**Items from a dataset**

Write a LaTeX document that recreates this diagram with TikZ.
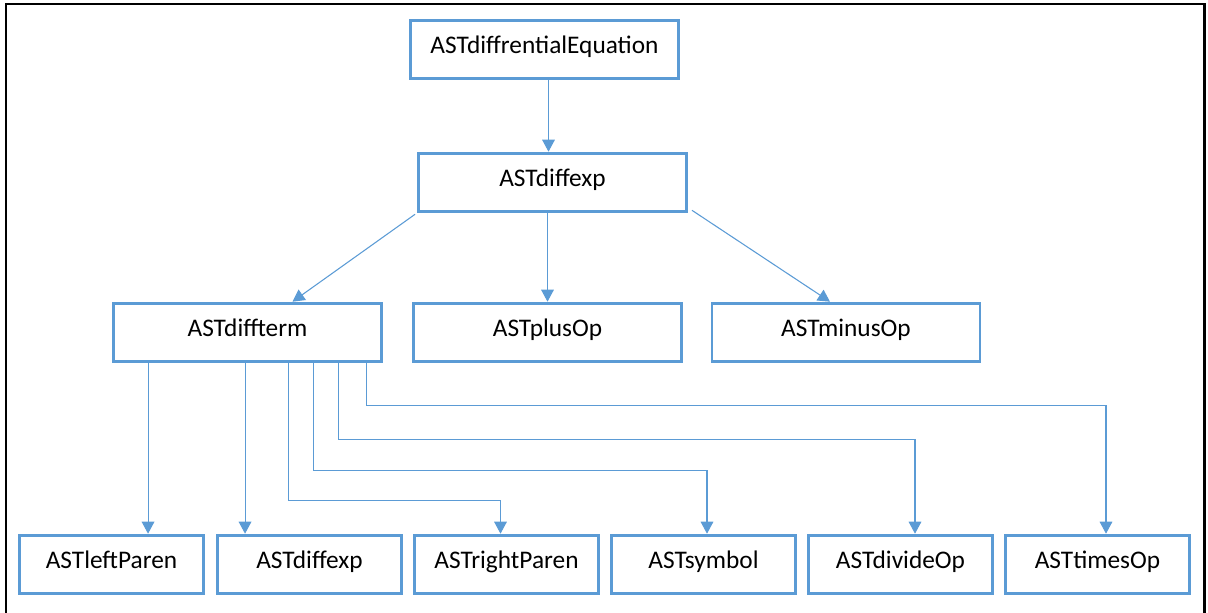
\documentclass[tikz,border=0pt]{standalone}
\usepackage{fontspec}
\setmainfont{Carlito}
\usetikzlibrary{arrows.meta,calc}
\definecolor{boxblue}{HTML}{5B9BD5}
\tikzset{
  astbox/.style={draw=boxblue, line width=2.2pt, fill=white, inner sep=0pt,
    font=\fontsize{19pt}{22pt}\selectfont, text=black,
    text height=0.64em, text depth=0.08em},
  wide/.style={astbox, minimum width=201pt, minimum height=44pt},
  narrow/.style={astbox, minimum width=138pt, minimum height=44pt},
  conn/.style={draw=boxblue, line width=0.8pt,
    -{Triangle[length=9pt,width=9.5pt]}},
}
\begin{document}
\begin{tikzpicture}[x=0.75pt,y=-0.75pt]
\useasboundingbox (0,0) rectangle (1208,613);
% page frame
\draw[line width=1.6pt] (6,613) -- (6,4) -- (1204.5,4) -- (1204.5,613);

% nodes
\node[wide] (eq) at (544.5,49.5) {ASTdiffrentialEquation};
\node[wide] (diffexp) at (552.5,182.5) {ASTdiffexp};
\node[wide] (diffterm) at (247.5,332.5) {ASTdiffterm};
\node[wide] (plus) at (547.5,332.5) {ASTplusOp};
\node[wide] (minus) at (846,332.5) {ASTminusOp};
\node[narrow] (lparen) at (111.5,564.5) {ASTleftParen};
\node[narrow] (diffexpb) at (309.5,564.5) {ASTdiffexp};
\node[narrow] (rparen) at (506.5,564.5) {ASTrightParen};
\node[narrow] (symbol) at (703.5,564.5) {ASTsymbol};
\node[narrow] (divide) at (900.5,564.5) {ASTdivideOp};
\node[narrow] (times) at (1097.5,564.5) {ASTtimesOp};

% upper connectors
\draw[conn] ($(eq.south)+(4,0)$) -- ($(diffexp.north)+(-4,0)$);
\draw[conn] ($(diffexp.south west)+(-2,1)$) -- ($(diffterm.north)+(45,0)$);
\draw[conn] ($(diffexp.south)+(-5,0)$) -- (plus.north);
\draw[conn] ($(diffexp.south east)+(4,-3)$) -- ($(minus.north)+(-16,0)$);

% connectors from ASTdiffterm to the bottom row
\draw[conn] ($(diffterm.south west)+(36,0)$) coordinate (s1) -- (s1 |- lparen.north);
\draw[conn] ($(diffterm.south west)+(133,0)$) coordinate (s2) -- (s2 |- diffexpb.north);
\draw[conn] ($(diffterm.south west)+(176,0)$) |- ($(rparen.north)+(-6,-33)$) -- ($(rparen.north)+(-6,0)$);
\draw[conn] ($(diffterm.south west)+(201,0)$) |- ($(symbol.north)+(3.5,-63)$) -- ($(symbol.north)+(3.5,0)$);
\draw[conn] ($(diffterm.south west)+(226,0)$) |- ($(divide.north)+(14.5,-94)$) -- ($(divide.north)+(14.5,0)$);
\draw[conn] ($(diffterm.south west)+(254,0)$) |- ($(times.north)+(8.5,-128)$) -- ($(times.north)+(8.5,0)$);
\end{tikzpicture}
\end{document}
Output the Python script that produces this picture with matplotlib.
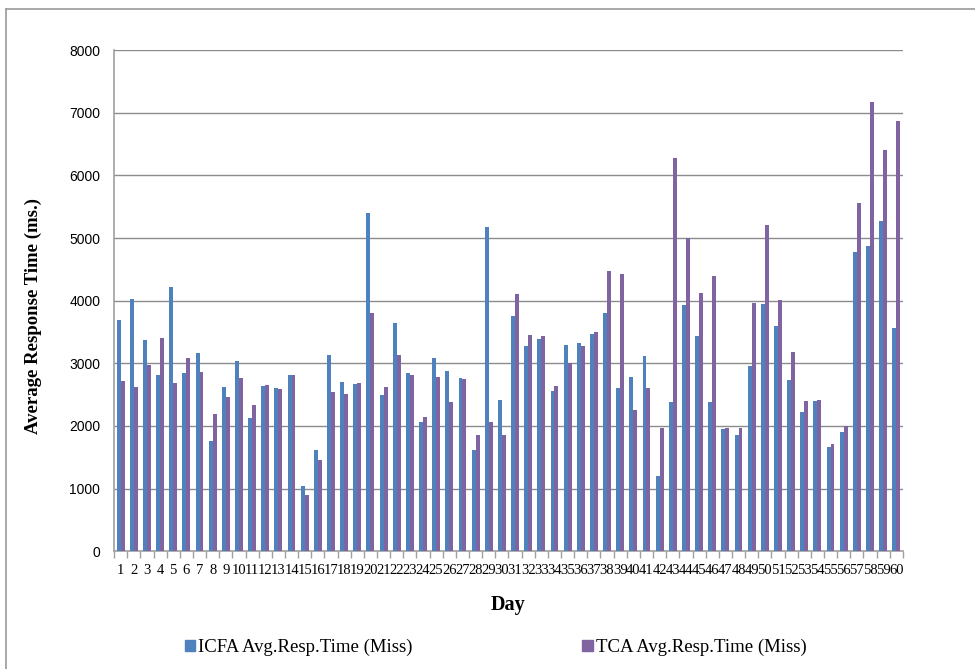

**Aim**
State how many lines in the records above contain the word "with", giving only the number.

**Task output**
2